Join the conversation
Comments (4)
Jane Rawson
(Editor, The Conversation)
So in other words, the hours I spend on the couch reading books, knitting and writing stories are also setting me up for an early death. Cursed couch!
Karl Partridge
(logged in via email @btopenworld.com)
Sedentary activities now dominate everyday activities and just as worrying is the amount of time spent in front of a pc. TV watching is optional; for most of us pc work is not! The average office worker now probably spends 12 hours per working day watching a screen. Electronic devices are now unavoidable in the modern world of work, so most of us are trapped in a certain lifestyle. A few years ago I read about research that suggested bowel disease was much more prevalent in people with sedentary occupations. We need to come up with solutions that enables exercise and pc work to be undertaken simultaneously.
Daryl Holland
(logged in via Twitter)
I find the focus on television viewing in these studies to be at best convenient, and at worst, sensationalist. The television itself, as alluded to in this article, is not to blame.
Where are the studies comparing amount of time spent reading books versus life expectancy?

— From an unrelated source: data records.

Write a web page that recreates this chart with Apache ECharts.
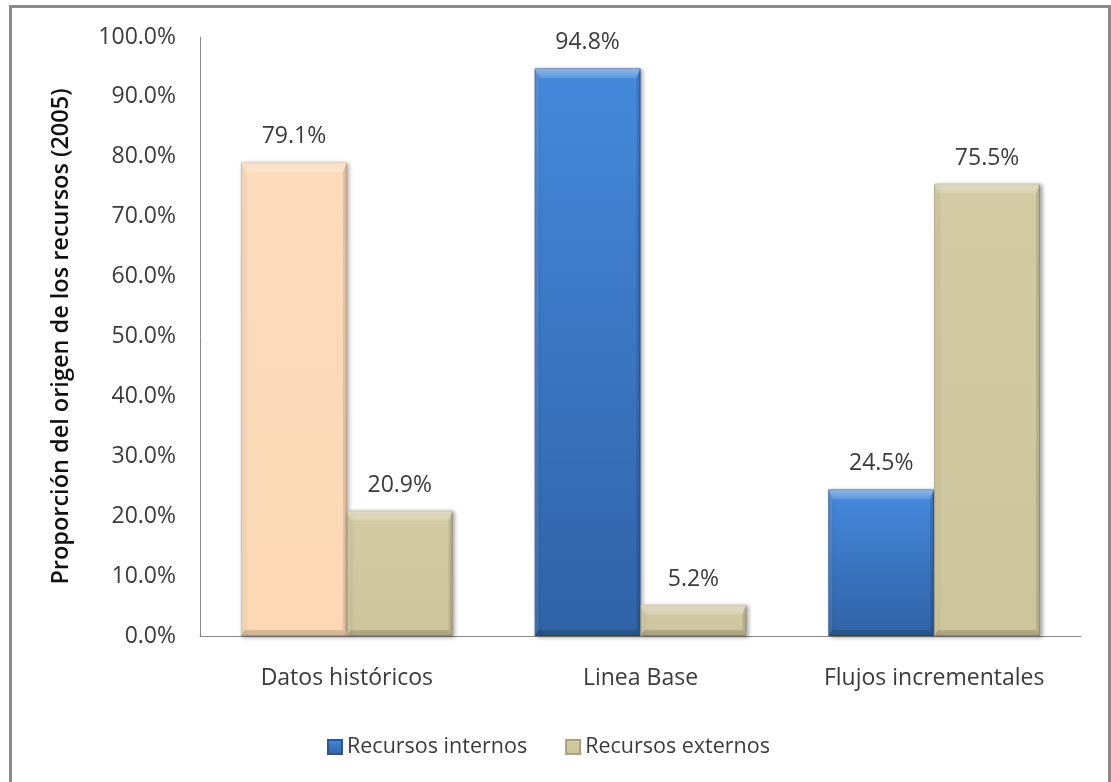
<!DOCTYPE html>
<html>
<head>
<meta charset="utf-8">
<script src="https://cdn.jsdelivr.net/npm/echarts@6/dist/echarts.min.js"></script>
<style>
  html, body { margin: 0; padding: 0; background: #ffffff; overflow: hidden; }
  #frame {
    position: absolute; left: 9px; top: 5px; width: 1102px; height: 800px;
    border: 3px solid #8a8a8a; border-bottom: none; box-sizing: border-box;
  }
  #chart { position: absolute; left: 0; top: 0; width: 1111px; height: 782px; }
</style>
</head>
<body>
<div id="frame"></div>
<div id="chart"></div>
<script>
// Origen de los recursos por método de estimación (2005)
const categories = ['Datos históricos', 'Linea Base', 'Flujos incrementales'];
const internos = [79.1, 94.8, 24.5];
const externos = [20.9, 5.2, 75.5];
const yTicks = [0, 10, 20, 30, 40, 50, 60, 70, 80, 90, 100];

const FONT = '"Open Sans", "Noto Sans", sans-serif';
const TEXT = '#3b3b3b';
const CATEGORY_GAP = 0.279;

const blue = new echarts.graphic.LinearGradient(0, 0, 0, 1, [
  { offset: 0, color: '#4589dc' },
  { offset: 1, color: '#3062a6' }
]);
const peach = new echarts.graphic.LinearGradient(0, 0, 0, 1, [
  { offset: 0, color: '#fddcbc' },
  { offset: 1, color: '#fcd8b5' }
]);
const khaki = new echarts.graphic.LinearGradient(0, 0, 0, 1, [
  { offset: 0, color: '#d2cba4' },
  { offset: 1, color: '#cdc59c' }
]);

const barShadow = {
  shadowColor: 'rgba(0,0,0,0.35)', shadowBlur: 4, shadowOffsetX: 2, shadowOffsetY: 1
};

const labelStyle = {
  show: true, position: 'top', distance: 14,
  fontFamily: FONT, fontSize: 23, color: TEXT,
  formatter: p => p.value.toFixed(1) + '%'
};

// The first internal bar is drawn in peach, the rest in blue
const internosData = internos.map((v, i) => i === 0
  ? { value: v, itemStyle: { color: peach, borderColor: '#d9b08e' } }
  : v);

// Bevelled edges laid over each bar (side 0 = left bar of the pair, 1 = right bar)
function bevel(side) {
  return function (params, api) {
    const xi = api.value(0), v = api.value(1);
    const topPt = api.coord([xi, v]);
    const basePt = api.coord([xi, 0]);
    const band = api.size([1, 0])[0];
    const bw = band * (1 - CATEGORY_GAP) / 2;
    const x0 = side === 0 ? topPt[0] - bw : topPt[0];
    const x1 = x0 + bw;
    const t = topPt[1], b = basePt[1];
    const h = b - t;
    const bt = Math.min(10, h / 3), bs = Math.min(4, h / 4), bb = Math.min(6, h / 4);
    const poly = (pts, fill) => ({ type: 'polygon', shape: { points: pts }, style: { fill: fill }, silent: true });
    return {
      type: 'group',
      children: [
        poly([[x0, t], [x1, t], [x1 - bs, t + bt], [x0 + bs, t + bt]],
          new echarts.graphic.LinearGradient(0, 0, 0, 1, [
            { offset: 0, color: 'rgba(255,255,255,0.45)' },
            { offset: 1, color: 'rgba(255,255,255,0.12)' }
          ])),
        poly([[x0, t], [x0 + bs, t + bt], [x0 + bs, b - bb], [x0, b]], 'rgba(255,255,255,0.10)'),
        poly([[x1, t], [x1, b], [x1 - bs, b - bb], [x1 - bs, t + bt]], 'rgba(0,0,0,0.10)'),
        poly([[x0, b], [x0 + bs, b - bb], [x1 - bs, b - bb], [x1, b]], 'rgba(0,0,0,0.14)')
      ]
    };
  };
}

const chart = echarts.init(document.getElementById('chart'), null, { renderer: 'canvas' });
chart.setOption({
  animation: false,
  backgroundColor: 'transparent',
  grid: { left: 200, top: 37, width: 881, height: 599, containLabel: false },
  legend: {
    left: 322, top: 731,
    itemWidth: 14, itemHeight: 14, itemGap: 38,
    icon: 'rect',
    textStyle: { fontFamily: FONT, fontSize: 21.5, color: TEXT },
    data: [
      { name: 'Recursos internos', itemStyle: { color: blue } },
      { name: 'Recursos externos', itemStyle: { color: khaki } }
    ]
  },
  xAxis: {
    type: 'category',
    data: categories,
    axisLine: { lineStyle: { color: '#878787', width: 1 } },
    axisTick: { show: false },
    axisLabel: { fontFamily: FONT, fontSize: 23, color: TEXT, margin: 31 }
  },
  yAxis: {
    type: 'value',
    min: yTicks[0], max: yTicks[yTicks.length - 1], interval: 10,
    name: 'Proporción del origen de los recursos (2005)',
    nameLocation: 'middle', nameGap: 127, nameRotate: 90,
    nameTextStyle: { fontFamily: FONT, fontSize: 23.5, fontWeight: 600, color: '#111' },
    axisLine: { show: true, lineStyle: { color: '#878787', width: 1 } },
    axisTick: { show: false },
    splitLine: { show: false },
    axisLabel: {
      fontFamily: FONT, fontSize: 23, color: TEXT, margin: 24,
      formatter: v => v.toFixed(1) + '%'
    }
  },
  series: [
    {
      name: 'Recursos internos', type: 'bar',
      data: internosData,
      barGap: '0%', barCategoryGap: (CATEGORY_GAP * 100) + '%',
      itemStyle: Object.assign({ color: blue, borderColor: '#2b5690', borderWidth: 1 }, barShadow),
      label: labelStyle
    },
    {
      name: 'Recursos externos', type: 'bar',
      data: externos,
      itemStyle: Object.assign({ color: khaki, borderColor: '#a9a27c', borderWidth: 1 }, barShadow),
      label: labelStyle
    },
    {
      name: 'bisel-internos', type: 'custom', silent: true, z: 3,
      renderItem: bevel(0),
      data: internos.map((v, i) => [i, v])
    },
    {
      name: 'bisel-externos', type: 'custom', silent: true, z: 3,
      renderItem: bevel(1),
      data: externos.map((v, i) => [i, v])
    }
  ]
});
</script>
</body>
</html>
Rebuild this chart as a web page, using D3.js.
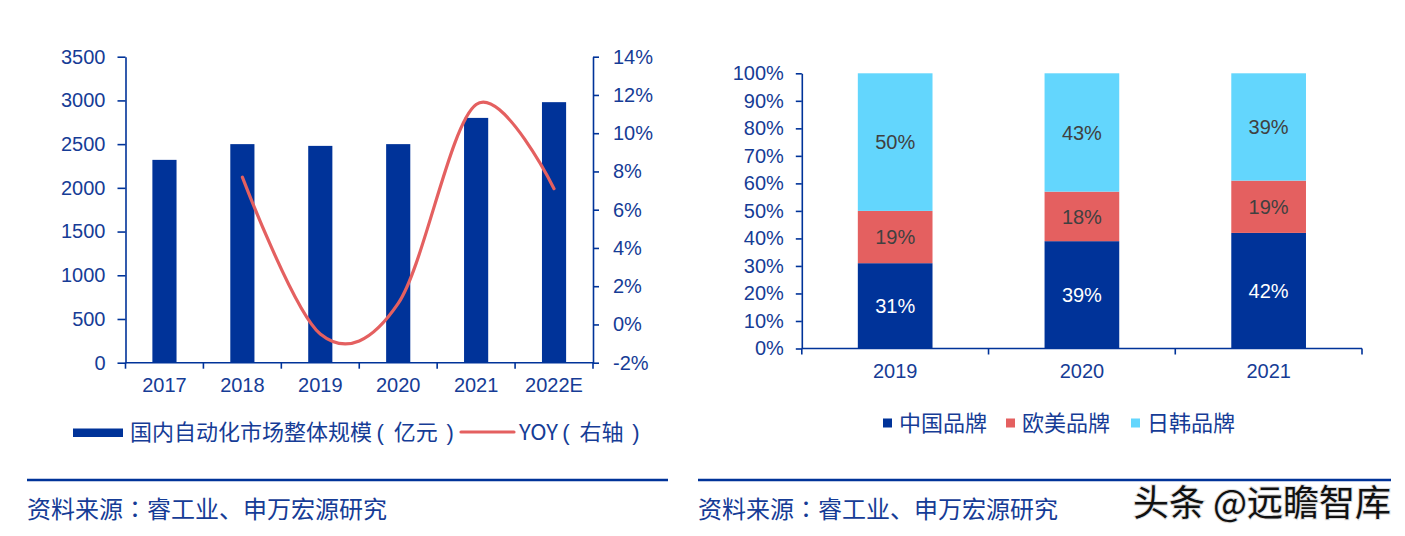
<!DOCTYPE html>
<html><head><meta charset="utf-8">
<script src="https://cdn.jsdelivr.net/npm/d3@7/dist/d3.min.js"></script>
<style>
body{margin:0;background:#fff;}
svg{display:block;font-family:"Liberation Sans",Arial,"Noto Sans CJK SC",sans-serif;}
</style></head>
<body><svg id="c" width="1405" height="536"></svg>
<script>
// ---- data: left chart ----
const years = ["2017","2018","2019","2020","2021","2022E"];
const marketSize = [2320, 2500, 2480, 2500, 2800, 2980];          // 亿元
const yoyYears = ["2018","2019","2020","2021","2022E"];
const yoy = [7.7, -0.5, 1.1, 11.5, 7.1];                           // %
const leftTicks = [0,500,1000,1500,2000,2500,3000,3500];
const rightTicks = [-2,0,2,4,6,8,10,12,14];
const leftLegend = ["国内自动化市场整体规模（亿元）", "YOY（右轴）"];
// ---- data: right chart ----
const brandYears = ["2019","2020","2021"];
const brandNames = ["中国品牌","欧美品牌","日韩品牌"];
const chinaShare = [31, 39, 42];
const westShare = [19, 18, 19];
const jkShare = [50, 43, 39];
const pctTicks = [0,10,20,30,40,50,60,70,80,90,100];
const sourceText = "资料来源：睿工业、申万宏源研究";
const watermark = "头条 @远瞻智库";

const BLUE="#003399", RED="#E46060", CYAN="#63D6FD", TXT="#163C96";
const CJK="'Noto Sans CJK SC',sans-serif", CJKC="'Noto Sans CJK TC',sans-serif";
const LAT="'Liberation Sans',Arial,sans-serif";
const svg = d3.select("#c");

// text with Office-style spaced punctuation
function cjkText(sel, str){
  const parts = str.split(/([（）：])/).filter(s=>s.length);
  sel.attr("font-family",CJK);
  let nextDx = 0;
  parts.forEach(p=>{
    const t = sel.append("tspan");
    if (p==="（"){ t.text("(").attr("font-family",LAT).attr("dx","0.2em"); nextDx=0.45; }
    else if (p==="）"){ t.text(")").attr("font-family",LAT).attr("dx","0.4em"); nextDx=0.2; }
    else if (p==="："){ t.text(p).attr("font-family",CJKC); nextDx=0; }
    else { t.text(p); if(nextDx) t.attr("dx",nextDx+"em"); nextDx=0; }
  });
  return sel;
}

// ================= LEFT CHART =================
const L = {x0:125.5, x1:593, y0:362.7, y1:56.7};
const xL = d3.scaleBand().domain(years).range([L.x0,L.x1]).paddingInner(0.69).paddingOuter(0.345);
const xLc = d3.scaleBand().domain(years).range([L.x0,L.x1]).padding(0);
const yL = d3.scaleLinear().domain([0,3500]).range([L.y0,L.y1]);
const yR = d3.scaleLinear().domain([-2,14]).range([L.y0,L.y1]);

const gL = svg.append("g");
gL.selectAll("rect.bar").data(years).join("rect")
  .attr("x",d=>xL(d)).attr("width",xL.bandwidth())
  .attr("y",(d,i)=>yL(marketSize[i])).attr("height",(d,i)=>yL(0)-yL(marketSize[i]))
  .attr("fill",BLUE);

function styleAxis(g){
  g.select(".domain").attr("stroke",BLUE).attr("stroke-width",1.6);
  g.selectAll(".tick line").attr("stroke",BLUE).attr("stroke-width",1.6);
  g.selectAll(".tick text").attr("fill",TXT).attr("font-size",20);
}
const axL = gL.append("g").attr("transform",`translate(${L.x0},0)`)
  .call(d3.axisLeft(yL).tickValues(leftTicks).tickSize(8).tickPadding(12).tickSizeOuter(0).tickFormat(d3.format("d")));
styleAxis(axL);
const axR = gL.append("g").attr("transform",`translate(${L.x1},0)`)
  .call(d3.axisRight(yR).tickValues(rightTicks).tickSize(6).tickPadding(14).tickSizeOuter(0).tickFormat(d=>d+"%"));
styleAxis(axR);
const axX = gL.append("g").attr("transform",`translate(0,${L.y0})`)
  .call(d3.axisBottom(xLc).tickSize(0).tickPadding(15).tickSizeOuter(0));
styleAxis(axX);
axX.select(".domain").attr("d",`M${L.x0},0H${L.x1}`);
const bL = years.map(d=>xLc(d)).concat([L.x1]);
axX.selectAll("line.bt").data(bL).join("line").attr("class","bt")
  .attr("x1",d=>d).attr("x2",d=>d).attr("y1",0).attr("y2",6)
  .attr("stroke",BLUE).attr("stroke-width",1.6);

const line = d3.line().curve(d3.curveCardinal.tension(0))
  .x((d,i)=>xLc(yoyYears[i])+xLc.bandwidth()/2).y(d=>yR(d));
gL.append("path").datum(yoy).attr("d",line).attr("fill","none")
  .attr("stroke",RED).attr("stroke-width",3.2).attr("stroke-linecap","round");

// left legend
gL.append("rect").attr("x",73).attr("y",428.5).attr("width",50).attr("height",8.5).attr("fill",BLUE);
cjkText(gL.append("text").attr("x",130).attr("y",432).attr("dy","0.36em").attr("font-size",22).attr("fill",TXT), leftLegend[0]);
gL.append("line").attr("x1",461).attr("x2",514).attr("y1",432).attr("y2",432)
  .attr("stroke",RED).attr("stroke-width",3.2).attr("stroke-linecap","round");
cjkText(gL.append("text").attr("x",519).attr("y",432).attr("dy","0.36em").attr("font-size",22).attr("fill",TXT), leftLegend[1]);

// ================= RIGHT CHART =================
const R = {x0:801.8, x1:1362, y0:348.5, y1:73.3};
const xB = d3.scaleBand().domain(brandYears).range([R.x0,R.x1]).paddingInner(0.6).paddingOuter(0.3);
const xBc = d3.scaleBand().domain(brandYears).range([R.x0,R.x1]).padding(0);
const yP = d3.scaleLinear().domain([0,100]).range([R.y0,R.y1]);
const gR = svg.append("g");

const rows = brandYears.map((y,i)=>({year:y, c:chinaShare[i], w:westShare[i], j:jkShare[i]}));
const stack = d3.stack().keys(["c","w","j"])(rows);
const colors = [BLUE,RED,CYAN];
const labelColors = ["#ffffff","#404040","#404040"];
stack.forEach((layer,k)=>{
  gR.selectAll(null).data(layer).join("rect")
    .attr("x",d=>xB(d.data.year)).attr("width",xB.bandwidth())
    .attr("y",d=>yP(d[1])).attr("height",d=>yP(d[0])-yP(d[1]))
    .attr("fill",colors[k]);
  gR.selectAll(null).data(layer).join("text")
    .attr("x",d=>xB(d.data.year)+xB.bandwidth()/2).attr("y",d=>yP((d[0]+d[1])/2))
    .attr("dy","0.36em").attr("text-anchor","middle").attr("font-size",20)
    .attr("fill",labelColors[k]).text(d=>(d[1]-d[0])+"%");
});
const axP = gR.append("g").attr("transform",`translate(${R.x0},0)`)
  .call(d3.axisLeft(yP).tickValues(pctTicks).tickSize(6).tickPadding(12).tickSizeOuter(0).tickFormat(d=>d+"%"));
styleAxis(axP);
const axB = gR.append("g").attr("transform",`translate(0,${R.y0})`)
  .call(d3.axisBottom(xBc).tickSize(0).tickPadding(15).tickSizeOuter(0));
styleAxis(axB);
axB.select(".domain").attr("d",`M${R.x0},0H${R.x1}`);
const bR = brandYears.map(d=>xBc(d)).concat([R.x1]);
axB.selectAll("line.bt").data(bR).join("line").attr("class","bt")
  .attr("x1",d=>d).attr("x2",d=>d).attr("y1",0).attr("y2",6)
  .attr("stroke",BLUE).attr("stroke-width",1.6);

const legX = [883, 1006, 1131];
brandNames.forEach((n,i)=>{
  gR.append("rect").attr("x",legX[i]).attr("y",418.5).attr("width",9).attr("height",9).attr("fill",colors[i]);
  gR.append("text").attr("x",legX[i]+16).attr("y",423).attr("dy","0.36em").attr("font-size",22)
    .attr("fill",TXT).attr("font-family",CJK).text(n);
});

// ================= FOOTERS =================
[[27,668],[698,1391]].forEach(([a,b])=>{
  svg.append("line").attr("x1",a).attr("x2",b).attr("y1",480).attr("y2",480)
    .attr("stroke",BLUE).attr("stroke-width",2.5);
  cjkText(svg.append("text").attr("x",a).attr("y",509).attr("dy","0.36em").attr("font-size",24)
    .attr("fill",TXT), sourceText);
});
svg.append("text").attr("x",1391).attr("y",503).attr("dy","0.36em").attr("text-anchor","end")
  .attr("font-size",36).attr("font-family",CJK).attr("font-weight",400)
  .attr("fill","#111").attr("stroke","#ddd").attr("stroke-width",2).attr("paint-order","stroke")
  .text(watermark);
</script></body></html>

In the paper that this article relates to, the authors make a direct comparison between the decrease in life expectancy from television viewing and the decrease in life expectancy from smoking (one cigarette = 30 minutes of TV watching), which I find disturbing, given the obvious limitations of the present study.
Lennert Veerman
(Senior Research Fellow, School of Population Health at University of Queensland)
Sensational, perhaps. Convenient, certainly. TV viewing in this study acts as a marker for sedentary time. The focus on TV is because people can give a reasonable estimate of how much time they spend watching. If you ask them 'How much time did you spend sitting in the past week' you get much less accurate answers. Which means that you do not find a 'statistically significant' effect with health loss (due to regression dilution bias).
You are right that the degree of certainty is limited. But we do indicate that in our paper. And we wouldn't say "one cigarette = 30 minutes of TV watching". We'd say 30 minutes of TV watching ~ one cigarette, if the Dunstan study results are confirmed. You can of course argue about what is admissible in the discussion section of a paper, but this flows fairly directly from the study results and puts those results in context.